On Sunday night the Academy of Motion Picture Arts and Sciences, amazingly, named Moonlight the Best Picture of 2016. It was a victory made all the more stunning by the circumstances: after La La Land was initially announced as the winner, producer Jordan Horowitz told a shocked audience that Moonlight had actually won the award. A hush passed over the crowd, before eventually giving way to raucous applause. Jimmy Kimmel cracked a joke about Steve Harvey, Warren Beatty meekly apologized, and Barry Jenkins, who could hardly contain his surprise, gave a speech that put a period on the whole night. “Very clearly, even in my dreams this could not be true,” he said. “But to hell with dreams. I’m done with it, ‘cause this is true.”
After a year of controversy, the Oscars ceremony seemed to signal that the Academy’s efforts to improve diversity are working — at least where black artists are concerned. But let’s be plain here: it’s not enough, not when women and other marginalized groups are still underrepresented. The progress made on Sunday night came after years of sustained criticism that forced the industry to improve itself. Until it’s not surprising that the best picture of the year actually wins Best Picture, there will always be work to be done.
The Academy did manage to set a record even before the ceremony started, nominating six black actors for Oscar glory. For his role in Moonlight, Mahershala Ali took home the Best Supporting Actor Oscar, becoming the first Muslim actor ever to win an Academy Award. That fact alone made his one of the most important and politically relevant wins of the night.
And the milestones kept coming in. Viola Davis’ win for Best Supporting Actress in Fences made her the first black actress to earn an acting Emmy, a Tony, and an Oscar: Hollywood’s triple crown. Between Fences, Moonlight, and director Ezra Edelman’s Best Documentary winner O.J.: Made in America, the show produced more black winners than ever before. And by the end of the night, GLAAD president and CEO Sarah Kate Ellis cheered Moonlight for becoming the first LGBTQ film to win Best Picture.
But while we should celebrate these artists, we should temper our appreciation for the institution that finally hit these milestones. After all, how laudable is it really that more than three black actors won an Oscar in a single night, when the recipients are still overwhelmingly white? How can we cheer when deserving films that center LGBTQ lives still struggle to even compete? Meanwhile, let’s not forget the holes that still need filling. Lion’s Dev Patel was the first Indian actor in 13 years to receive a nomination, and the 13th Asian actor to get a nod overall. Rodrigo Prieto was the only Latinx nominee of the night for his work on Silence. Producer Joanna Natasegara was the only Oscar winner of Asian descent to win a competitive Academy Award, and, as my colleague Kaitlyn Tiffany pointed out, one of only four women outside of the acting categories to take home an award during the event.

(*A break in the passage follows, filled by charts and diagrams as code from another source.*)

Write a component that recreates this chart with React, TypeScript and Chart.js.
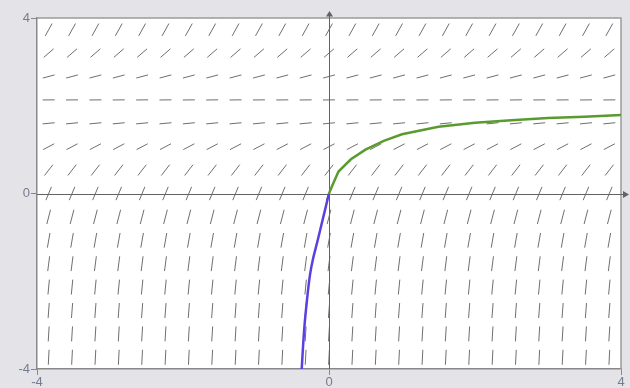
import React, { useEffect, useRef } from "react";
import { Chart, registerables } from "chart.js";
Chart.register(...registerables);

const fieldX = [-3.84, -3.52, -3.2, -2.88, -2.56, -2.24, -1.92, -1.6, -1.28, -0.96, -0.64, -0.32, 0, 0.32, 0.64, 0.96, 1.28, 1.6, 1.92, 2.24, 2.56, 2.88, 3.2, 3.52, 3.84];
const fieldY = [-3.733, -3.2, -2.667, -2.133, -1.6, -1.067, -0.533, 0, 0.533, 1.067, 1.6, 2.133, 2.667, 3.2, 3.733];
const rowSlopes = [32.9, 27.0, 21.8, 17.1, 12.96, 9.39, 6.4, 4.0, 2.15, 0.87, 0.16, 0.018, 0.44, 1.44, 3.0];

const greenX = [0, 0.05, 0.13, 0.3, 0.5, 0.75, 1, 1.5, 2, 2.5, 3, 3.5, 4];
const greenY = [0, 0.2, 0.5, 0.78, 1.0, 1.2, 1.35, 1.52, 1.61, 1.67, 1.72, 1.75, 1.79];
const blueX = [0, -0.08, -0.16, -0.22, -0.26, -0.3, -0.34, -0.374];
const blueY = [0, -0.55, -1.1, -1.5, -1.85, -2.4, -3.1, -4.0];

const xTicks = [-4, 0, 4];
const yTicks = [-4, 0, 4];

const fieldPlugin = {
  id: "fieldPlugin",
  beforeDraw(chart: any) {
    const { ctx, chartArea: a } = chart;
    ctx.save();
    ctx.fillStyle = "#e4e3e8";
    ctx.fillRect(0, 0, chart.width, chart.height);
    ctx.fillStyle = "#ffffff";
    ctx.fillRect(a.left, a.top, a.right - a.left, a.bottom - a.top);
    ctx.restore();
  },
  beforeDatasetsDraw(chart: any) {
    const { ctx, chartArea: a, scales } = chart;
    const xs = scales.x, ys = scales.y;
    const pxPerX = Math.abs(xs.getPixelForValue(1) - xs.getPixelForValue(0));
    const pxPerY = Math.abs(ys.getPixelForValue(1) - ys.getPixelForValue(0));
    ctx.save();
    ctx.strokeStyle = "#9a9a9a";
    ctx.lineWidth = 1.5;
    ctx.beginPath();
    ctx.moveTo(a.left, a.top);
    ctx.lineTo(a.right, a.top);
    ctx.lineTo(a.right, a.bottom);
    ctx.stroke();
    ctx.strokeStyle = "#6f6f6f";
    ctx.lineWidth = 1;
    const ha = 6, hb = 7.5;
    fieldY.forEach((fy, j) => {
      const s = rowSlopes[j];
      const dx = pxPerX, dy = -s * pxPerY;
      const n = Math.hypot(dx, dy);
      const c = dx / n, sn = dy / n;
      const r = 1 / Math.sqrt((c * c) / (ha * ha) + (sn * sn) / (hb * hb));
      fieldX.forEach((fx) => {
        const cx = xs.getPixelForValue(fx), cy = ys.getPixelForValue(fy);
        ctx.beginPath();
        ctx.moveTo(cx - c * r, cy - sn * r);
        ctx.lineTo(cx + c * r, cy + sn * r);
        ctx.stroke();
      });
    });
    const x0 = xs.getPixelForValue(0), y0 = ys.getPixelForValue(0);
    ctx.strokeStyle = "#626262";
    ctx.fillStyle = "#626262";
    ctx.lineWidth = 1;
    const yy = Math.round(y0) + 0.5, xx = Math.round(x0) + 0.5;
    ctx.beginPath();
    ctx.moveTo(a.left, yy);
    ctx.lineTo(a.right + 3, yy);
    ctx.moveTo(xx, a.bottom);
    ctx.lineTo(xx, a.top - 2);
    ctx.stroke();
    ctx.beginPath();
    ctx.moveTo(a.right + 8, yy);
    ctx.lineTo(a.right + 2, yy - 3.5);
    ctx.lineTo(a.right + 2, yy + 3.5);
    ctx.closePath();
    ctx.fill();
    ctx.beginPath();
    ctx.moveTo(xx, a.top - 7);
    ctx.lineTo(xx - 3.5, a.top - 1.5);
    ctx.lineTo(xx + 3.5, a.top - 1.5);
    ctx.closePath();
    ctx.fill();
    ctx.restore();
  },
};

export default function App() {
  const ref = useRef<HTMLCanvasElement>(null);
  useEffect(() => {
    document.body.style.margin = "0";
    const tickFont = { family: "Liberation Sans, Arial, sans-serif", size: 13 };
    const chart = new Chart(ref.current!, {
      type: "scatter",
      data: {
        datasets: [
          {
            data: greenX.map((x, i) => ({ x, y: greenY[i] })),
            showLine: true,
            borderColor: "#5a9b2f",
            borderWidth: 2.5,
            pointRadius: 0,
            tension: 0,
          },
          {
            data: blueX.map((x, i) => ({ x, y: blueY[i] })),
            showLine: true,
            borderColor: "#5c3fe0",
            borderWidth: 2.5,
            pointRadius: 0,
            tension: 0.3,
          },
        ],
      },
      options: {
        animation: false,
        responsive: false,
        maintainAspectRatio: false,
        layout: { padding: { top: 18, right: 9, left: 0, bottom: 0 } },
        plugins: { legend: { display: false }, tooltip: { enabled: false } },
        scales: {
          x: {
            type: "linear",
            min: -4,
            max: 4,
            afterBuildTicks: (s: any) => {
              s.ticks = xTicks.map((v) => ({ value: v }));
            },
            afterFit: (s: any) => {
              s.height = 19;
            },
            ticks: { color: "#767c90", font: tickFont, padding: 0, maxRotation: 0, autoSkip: false },
            grid: { drawOnChartArea: false, tickLength: 6, color: "#888888" },
            border: { color: "#888888", width: 1.5 },
          },
          y: {
            type: "linear",
            min: -4,
            max: 4,
            afterBuildTicks: (s: any) => {
              s.ticks = yTicks.map((v) => ({ value: v }));
            },
            afterFit: (s: any) => {
              s.width = 37;
            },
            ticks: { color: "#767c90", font: tickFont, padding: 1, autoSkip: false },
            grid: { drawOnChartArea: false, tickLength: 6, color: "#888888" },
            border: { color: "#888888", width: 1.5 },
          },
        },
      },
      plugins: [fieldPlugin],
    });
    return () => chart.destroy();
  }, []);
  return <canvas ref={ref} width={630} height={388} style={{ display: "block" }} />;
}
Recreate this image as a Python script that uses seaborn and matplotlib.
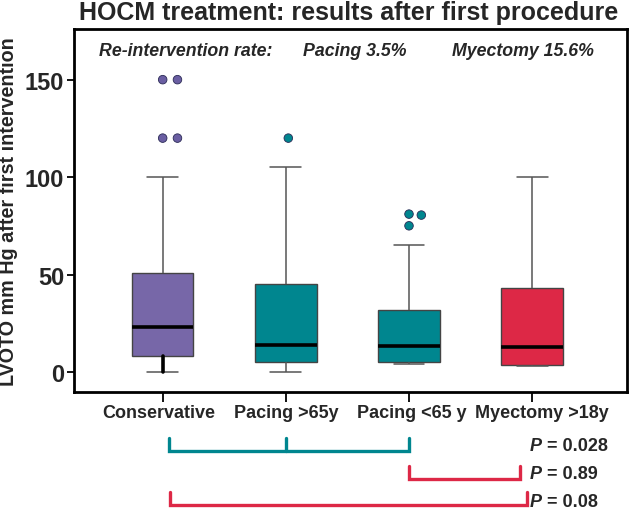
import matplotlib
matplotlib.use("Agg")
import matplotlib.pyplot as plt
import matplotlib.transforms as mtransforms
import seaborn as sns
import pandas as pd
import numpy as np

# ---- data ----
categories = ["Conservative", "Pacing >65y", "Pacing <65 y", "Myectomy >18y"]
whisker_low = [0, 0, 4, 3]
q1 = [8, 5, 5, 3.5]
median = [23, 14, 13.5, 12.8]
q3 = [50.8, 45, 32, 43]
whisker_high = [100, 105, 65, 100]

outlier_group = ["Conservative", "Conservative", "Conservative", "Conservative",
                 "Pacing >65y", "Pacing <65 y", "Pacing <65 y", "Pacing <65 y"]
outlier_value = [150, 150, 120, 120, 120, 81, 80.5, 75]
outlier_shift = [0.0, 0.12, 0.0, 0.12, 0.02, 0.0, 0.1, 0.0]

yticks = [0, 50, 100, 150]
pvalues = ["0.028", "0.89", "0.08"]

colors = ["#7767A8", "#00868F", "#00868F", "#DD2846"]
dot_colors = ["#6A5EA2", "#00868F", "#00868F", "#DD2846"]

# box data: five summary values per group (linear percentiles reproduce them)
rows = []
for i, c in enumerate(categories):
    for v in (whisker_low[i], q1[i], median[i], q3[i], whisker_high[i]):
        rows.append({"group": c, "value": v})
df = pd.DataFrame(rows)

out_df = pd.DataFrame({"group": outlier_group, "value": outlier_value, "shift": outlier_shift})
out_df["pos"] = out_df["group"].map({c: i for i, c in enumerate(categories)}) + out_df["shift"]

sns.set_style("white")
BOLD = ["Liberation Sans Narrow", "Liberation Sans", "DejaVu Sans"]
REG = ["Liberation Sans", "DejaVu Sans"]
plt.rcParams["font.family"] = REG

fig = plt.figure(figsize=(6.3, 5.1), dpi=100)
ax = fig.add_axes([74 / 630, 1 - 393 / 510, (627 - 74) / 630, (393 - 30) / 510])

sns.boxplot(data=df, x="group", y="value", order=categories, hue="group",
            palette=colors, saturation=1, legend=False, width=0.5, whis=(0, 100),
            showfliers=False, linewidth=1.0, linecolor="#444444",
            medianprops=dict(color="black", linewidth=2.6),
            whiskerprops=dict(color="#555555", linewidth=1.1),
            capprops=dict(color="#555555", linewidth=1.1), ax=ax)

sns.scatterplot(data=out_df, x="pos", y="value", hue="group",
                palette=dict(zip(categories, dot_colors)),
                legend=False, s=38, edgecolor="#2a2a55", linewidth=0.6, ax=ax, zorder=5)

ax.set_xlim(-0.72, 3.77)
ax.set_ylim(-10.3, 176)
ax.set_yticks(yticks)
ax.set_yticklabels([str(t) for t in yticks], fontsize=17, fontweight="bold", family=BOLD)
ax.set_xticks(range(len(categories)))
ax.set_xticklabels(categories, fontsize=13, fontweight="bold", family=REG)
ax.tick_params(axis="both", direction="out", length=5, width=1.3, color="black", pad=2,
               left=True, bottom=True)
ax.tick_params(axis="x", length=7)
# small horizontal nudges of x tick labels as in the reference
nudges = [-4, 0, 3, 10]
for lab, dx in zip(ax.get_xticklabels(), nudges):
    lab.set_transform(lab.get_transform() +
                      mtransforms.ScaledTranslation(dx / 100, 0, fig.dpi_scale_trans))
ax.set_xlabel("")
ax.set_ylabel("LVOTO mm Hg after first intervention", fontsize=14.2, fontweight="bold",
              family=REG, labelpad=5)
for s in ax.spines.values():
    s.set_color("black")
    s.set_linewidth(2.0)

# thick lower whisker of the Conservative group
ax.plot([0, 0], [whisker_low[0], q1[0]], color="black", linewidth=2.6, zorder=4)

# annotations inside top of axes
ann_kw = dict(transform=ax.transAxes, fontsize=12.8, fontweight="bold",
              fontstyle="italic", family=REG, va="center")
ax.text(0.045, 0.94, "Re-intervention rate:", **ann_kw)
ax.text(0.414, 0.94, "Pacing 3.5%", **ann_kw)
ax.text(0.684, 0.94, "Myectomy 15.6%", **ann_kw)

fig.text(0.553, 0.975, "HOCM treatment: results after first procedure", ha="center",
         va="center", fontsize=18, fontweight="bold", family=BOLD)

# comparison brackets below the axis
tr = mtransforms.blended_transform_factory(ax.transData, fig.transFigure)
teal = "#00868F"
red = "#DD2846"
lw = 2.4
brackets = [
    ([0.05, 2.0], [1.0], 0.139, 0.114, teal),
    ([2.0, 2.9], [], 0.084, 0.059, red),
    ([0.06, 2.96], [], 0.034, 0.008, red),
]
for (x0, x1), mids, ytop, ybot, col in brackets:
    ax.plot([x0, x0, x1, x1], [ytop, ybot, ybot, ytop], color=col, linewidth=lw,
            transform=tr, clip_on=False, solid_joinstyle="miter")
    for m in mids:
        ax.plot([m, m], [ytop, ybot], color=col, linewidth=lw, transform=tr, clip_on=False)

p_y = [0.124, 0.069, 0.014]
for pv, yy in zip(pvalues, p_y):
    t = ax.text(2.98, yy, "P", transform=tr, fontsize=13, fontweight="bold",
                fontstyle="italic", family=REG, va="center", ha="left")
    ax.annotate(" = " + pv, xy=(1, 0.5), xycoords=t, va="center", ha="left",
                fontsize=13, fontweight="bold", family=REG)

fig.savefig("out.png", dpi=100)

Most telling is that there was shock over Moonlight’s win at all. Conventional wisdom in Hollywood held La La Land as the obvious favorite. Its 14 nominations tied All About Eve and Titanic, and both of those films won Best Picture. Damien Chazelle’s movie took top honors at award season shows like the Critics Choice Awards, the Directors Guild of America Awards, and the Golden Globes. And since it’s an escapist fantasy about Hollywood dreamers, it was seen as catnip for Academy voters. But as Vulture and Vox both point out, Moonlight is by far the more culturally relevant film, and after a year of public shaming and attempts at a cultural reboot in the Academy itself, it’s entirely possible that voters pushed harder for the film that seemed more in sync with our current political moment.
None of this suggests that Moonlight winning Best Picture shouldn’t be celebrated. The film is a moving, remarkable triumph, and deserved every award it won. But it won not just because it’s a stellar piece of art, but also because the Academy has been forced to reevaluate itself and its lackluster record of honoring work from non-white actors and filmmakers. That’s a sign that movements like #OscarsSoWhite are working, but rather than back off, it means that critics and audiences need to push that much harder. It means that while Hollywood still needs to do better in both making and honoring the work of people who aren’t straight cisgender white men, that improvement is possible — if the public demands it. And it means that until more perspectives are celebrated for their work in front of and behind the camera, scrutiny and protest will always be necessary.
Update 9pm ET: The article has been updated to clarify that Viola Davis’ triple crown is for acting.